Unfortunately, the puzzle rooms are also the source of one issue I hold against Zero Escape. While I understand the need to avoid making a puzzle solution too obvious, this should never be done by making the solution physically hard to see. A specific instance comes to mind where I was tasked with discerning the exact volume of substances in separate containers. The key to finding those values was simple, but actually viewing the amount of substance in each container proved less so. The contact lenses I wear theoretically correct my eyesight to near-20/20 vision, but I still found myself squinting closely at the Vita’s OLED screen to decide – somewhat warily – how much substance was in each container. Because my eyesight is better than most, I worry that individuals with poor eyesight and no means of correction may have some trouble advancing past this particular trial. Along similar lines, the low level of light in one puzzle room made one important item impossible for me to see while playing in a glare-heavy environment.

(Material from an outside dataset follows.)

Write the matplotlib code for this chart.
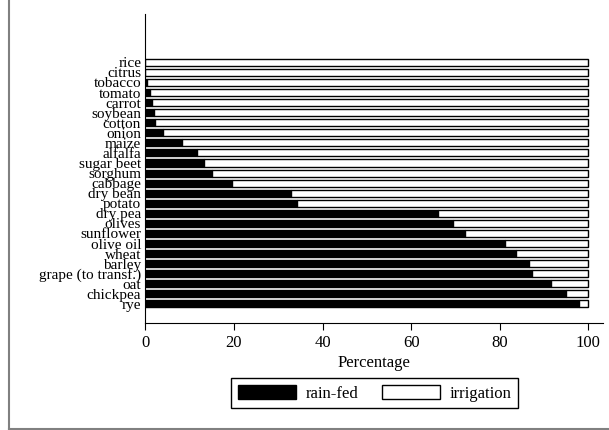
import matplotlib.pyplot as plt
import numpy as np
from matplotlib.lines import Line2D

plt.rcParams['font.family'] = ['Liberation Serif', 'DejaVu Serif']

crops = ["rice", "citrus", "tobacco", "tomato", "carrot", "soybean", "cotton",
         "onion", "maize", "alfalfa", "sugar beet", "sorghum", "cabbage",
         "dry bean", "potato", "dry pea", "olives", "sunflower", "olive oil",
         "wheat", "barley", "grape (to transf.)", "oat", "chickpea", "rye"]
rainfed = [0.0, 0.0, 0.3, 1.1, 1.4, 1.9, 2.1, 4.1, 8.3, 11.6, 13.2, 15.1, 19.5,
           33.0, 34.2, 66.0, 69.4, 72.2, 81.3, 83.7, 86.7, 87.3, 91.6, 95.0, 98.0]
irrigation = [100 - v for v in rainfed]

fig = plt.figure(figsize=(6.09, 4.30), dpi=100)
ax = fig.add_axes([0.2386, 0.2488, 0.7514, 0.7186])

y = np.arange(len(crops))[::-1]
ax.barh(y, rainfed, height=0.7, color="black", edgecolor="black", linewidth=1,
        label="rain-fed")
ax.barh(y, irrigation, left=rainfed, height=0.7, color="white",
        edgecolor="black", linewidth=1, label="irrigation")

ax.set_yticks(y)
ax.set_yticklabels(crops, fontsize=11)
ax.tick_params(axis="y", length=0, pad=3)
ax.tick_params(axis="x", labelsize=12, direction="out", length=5)
ax.set_xticks([0, 20, 40, 60, 80, 100])
ax.set_xlim(0, 103.3)
ax.set_ylim(-1.9, 28.8)
ax.set_xlabel("Percentage", fontsize=12, labelpad=3)
for s in ["top", "right"]:
    ax.spines[s].set_visible(False)

leg = fig.legend(loc="center", bbox_to_anchor=(0.615, 0.085), ncol=2,
                 fontsize=12, handlelength=3.5, handleheight=0.9,
                 handletextpad=0.55, columnspacing=1.4, fancybox=False,
                 edgecolor="black", framealpha=1)
leg.get_frame().set_linewidth(1)

fig.add_artist(Line2D([0.014, 0.014], [0.003, 1.0], color="gray", lw=1.5))
fig.add_artist(Line2D([0.014, 1.0], [0.003, 0.003], color="gray", lw=1.5))

fig.savefig("out.png", dpi=100)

Ultimately, I made do without this item, and it was only when I continued playing later that day (in a different environment) that I realized the answer had been right in front of me all along.
These moments, and perhaps one or two more, are extremely rare exceptions in a sea of challenges that are otherwise well-constructed and mentally stimulating. It’s all part of a package that begins and ends with some of the best ever localization and English voice acting. From dark humor to silly fun, from hard-hitting profanity to nervous confusion, characters are written with vivacious personalities and deliver their lines with wit and perfect timing. It’s refreshing to hear such a careful translation, and while the original Japanese audio track is a dialogue option, you’ll quickly forget it exists. The musings of your companions are back-dropped by a synthetic ambient score that sets the stage for everything from quiet introspection to sudden danger. The game’s soundtrack could stand on its own, but the ominous silence of moments when the music stops might be the most powerful sound of all.
Equally impressive are the game’s visuals, which tout a gorgeous character aesthetic that combines 3D modeling with anime influence. The interior environments of the facility setting are less memorable, but still served to sell me on the idea of a place that was once inhabited by others, a place with a great deal of importance that is above my understanding. And, throughout this nearly 40-hour adventure, you may come to discover what that importance is. That’s the beauty of Zero Escape: every element serves the greater task of telling a mesmeric story, and the result is unlike anything you’ve ever seen or felt in a video game.
Zero Escape: Virtue’s Last Reward comes with the highest recommendation as the very best game on PlayStation Vita and one of the greatest games of this generation. No game is perfect, but this thrill ride comes damn close. If you’re looking for another rehash of the same old tired genre conventions, look elsewhere. If, on the other hand, you want to push the medium of video games and test the limits of your engagement with them, Virtue’s Last Reward should be the first one on your list.